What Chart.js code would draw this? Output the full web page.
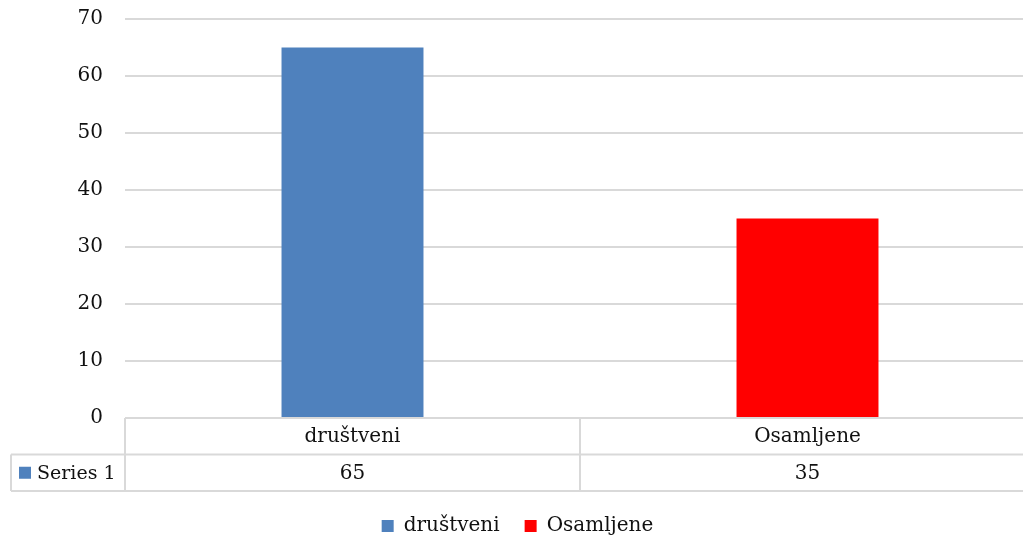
<!DOCTYPE html>
<html>
<head>
<meta charset="utf-8">
<script src="https://cdn.jsdelivr.net/npm/chart.js@4/dist/chart.umd.min.js"></script>
<style>
  html, body { margin: 0; padding: 0; background: #fff; overflow: hidden; width: 1023px; height: 540px; }
  canvas { display: block; }
</style>
</head>
<body>
<!-- canvas is a little larger than the window: the reference is cropped on the right and bottom -->
<canvas id="chart" width="1035" height="546"></canvas>
<script>
// --- Data ---
const categories = ['društveni', 'Osamljene'];
const seriesName = 'Series 1';
const seriesValues = [65, 35];
const barColors = ['#4F81BD', '#FF0000'];
const yTicks = [0, 10, 20, 30, 40, 50, 60, 70];

const FONT = 'DejaVu Serif';
const TEXT = '#111';
const GRID = '#d9d9d9';

// Draws the data table under the plot area (Excel-style)
const dataTablePlugin = {
  id: 'dataTable',
  afterDraw(chart) {
    const ctx = chart.ctx;
    const area = chart.chartArea;
    const x = chart.scales.x;
    const top = area.bottom;
    const rowH = 36.5;
    const mid = top + rowH;
    const bottom = top + rowH * 2;
    const tableLeft = 11;

    ctx.save();
    ctx.strokeStyle = GRID;
    ctx.lineWidth = 2;
    ctx.beginPath();
    // horizontal lines
    ctx.moveTo(area.left, top); ctx.lineTo(area.right, top);
    ctx.moveTo(tableLeft, mid); ctx.lineTo(area.right, mid);
    ctx.moveTo(tableLeft, bottom); ctx.lineTo(area.right, bottom);
    // vertical lines
    ctx.moveTo(tableLeft, mid); ctx.lineTo(tableLeft, bottom);
    ctx.moveTo(area.left, top); ctx.lineTo(area.left, bottom);
    for (let i = 1; i < categories.length; i++) {
      const xb = (x.getPixelForValue(i - 1) + x.getPixelForValue(i)) / 2;
      ctx.moveTo(xb, top); ctx.lineTo(xb, bottom);
    }
    ctx.stroke();

    ctx.fillStyle = TEXT;
    ctx.font = '20px "' + FONT + '"';
    ctx.textAlign = 'center';
    ctx.textBaseline = 'middle';
    categories.forEach((c, i) => {
      const cx = x.getPixelForValue(i);
      ctx.fillText(c, cx, top + rowH / 2 + 1);
      ctx.fillText(String(seriesValues[i]), cx, mid + rowH / 2 + 1);
    });

    // series key
    ctx.fillStyle = barColors[0];
    ctx.fillRect(19, mid + rowH / 2 - 6, 12, 12);
    ctx.fillStyle = TEXT;
    ctx.textAlign = 'left';
    ctx.font = '19px "' + FONT + '"';
    ctx.fillText(seriesName, 37, mid + rowH / 2 + 1);
    ctx.restore();
  }
};

const chart = new Chart(document.getElementById('chart'), {
  type: 'bar',
  data: {
    labels: categories,
    datasets: [{
      label: seriesName,
      data: seriesValues,
      backgroundColor: barColors,
      borderWidth: 0,
      barPercentage: 1,
      categoryPercentage: 0.312
    }]
  },
  options: {
    responsive: false,
    devicePixelRatio: 1,
    animation: false,
    layout: { padding: { top: 19, left: 0, right: 0, bottom: 0 } },
    scales: {
      x: {
        grid: { display: false },
        border: { display: false },
        ticks: { display: false },
        afterFit(scale) { scale.height = 73; }
      },
      y: {
        min: 0,
        max: 70,
        afterFit(scale) {
          scale.width = 125;
          scale.paddingTop = 0;
          scale.paddingBottom = 0;
        },
        afterBuildTicks(scale) { scale.ticks = yTicks.map(v => ({ value: v })); },
        grid: { color: GRID, lineWidth: 2, drawTicks: false },
        border: { display: false },
        ticks: { padding: 22, color: TEXT, font: { family: FONT, size: 20 } }
      }
    },
    plugins: {
      tooltip: { enabled: false },
      legend: {
        position: 'bottom',
        labels: {
          boxWidth: 12,
          boxHeight: 12,
          padding: 25,
          color: TEXT,
          font: { family: FONT, size: 20 },
          generateLabels() {
            return categories.map((c, i) => ({
              text: c,
              fillStyle: barColors[i],
              strokeStyle: barColors[i],
              lineWidth: 0,
              fontColor: TEXT,
              index: i
            }));
          }
        }
      }
    }
  },
  plugins: [dataTablePlugin]
});
</script>
</body>
</html>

# TO DO:
Could the lines from the top of the material through the line with "const tableLeft = 11;" be repeated exactly, pictures left out?

# ANSWER:
What Chart.js code would draw this? Output the full web page.
<!DOCTYPE html>
<html>
<head>
<meta charset="utf-8">
<script src="https://cdn.jsdelivr.net/npm/chart.js@4/dist/chart.umd.min.js"></script>
<style>
  html, body { margin: 0; padding: 0; background: #fff; overflow: hidden; width: 1023px; height: 540px; }
  canvas { display: block; }
</style>
</head>
<body>
<!-- canvas is a little larger than the window: the reference is cropped on the right and bottom -->
<canvas id="chart" width="1035" height="546"></canvas>
<script>
// --- Data ---
const categories = ['društveni', 'Osamljene'];
const seriesName = 'Series 1';
const seriesValues = [65, 35];
const barColors = ['#4F81BD', '#FF0000'];
const yTicks = [0, 10, 20, 30, 40, 50, 60, 70];

const FONT = 'DejaVu Serif';
const TEXT = '#111';
const GRID = '#d9d9d9';

// Draws the data table under the plot area (Excel-style)
const dataTablePlugin = {
  id: 'dataTable',
  afterDraw(chart) {
    const ctx = chart.ctx;
    const area = chart.chartArea;
    const x = chart.scales.x;
    const top = area.bottom;
    const rowH = 36.5;
    const mid = top + rowH;
    const bottom = top + rowH * 2;
    const tableLeft = 11;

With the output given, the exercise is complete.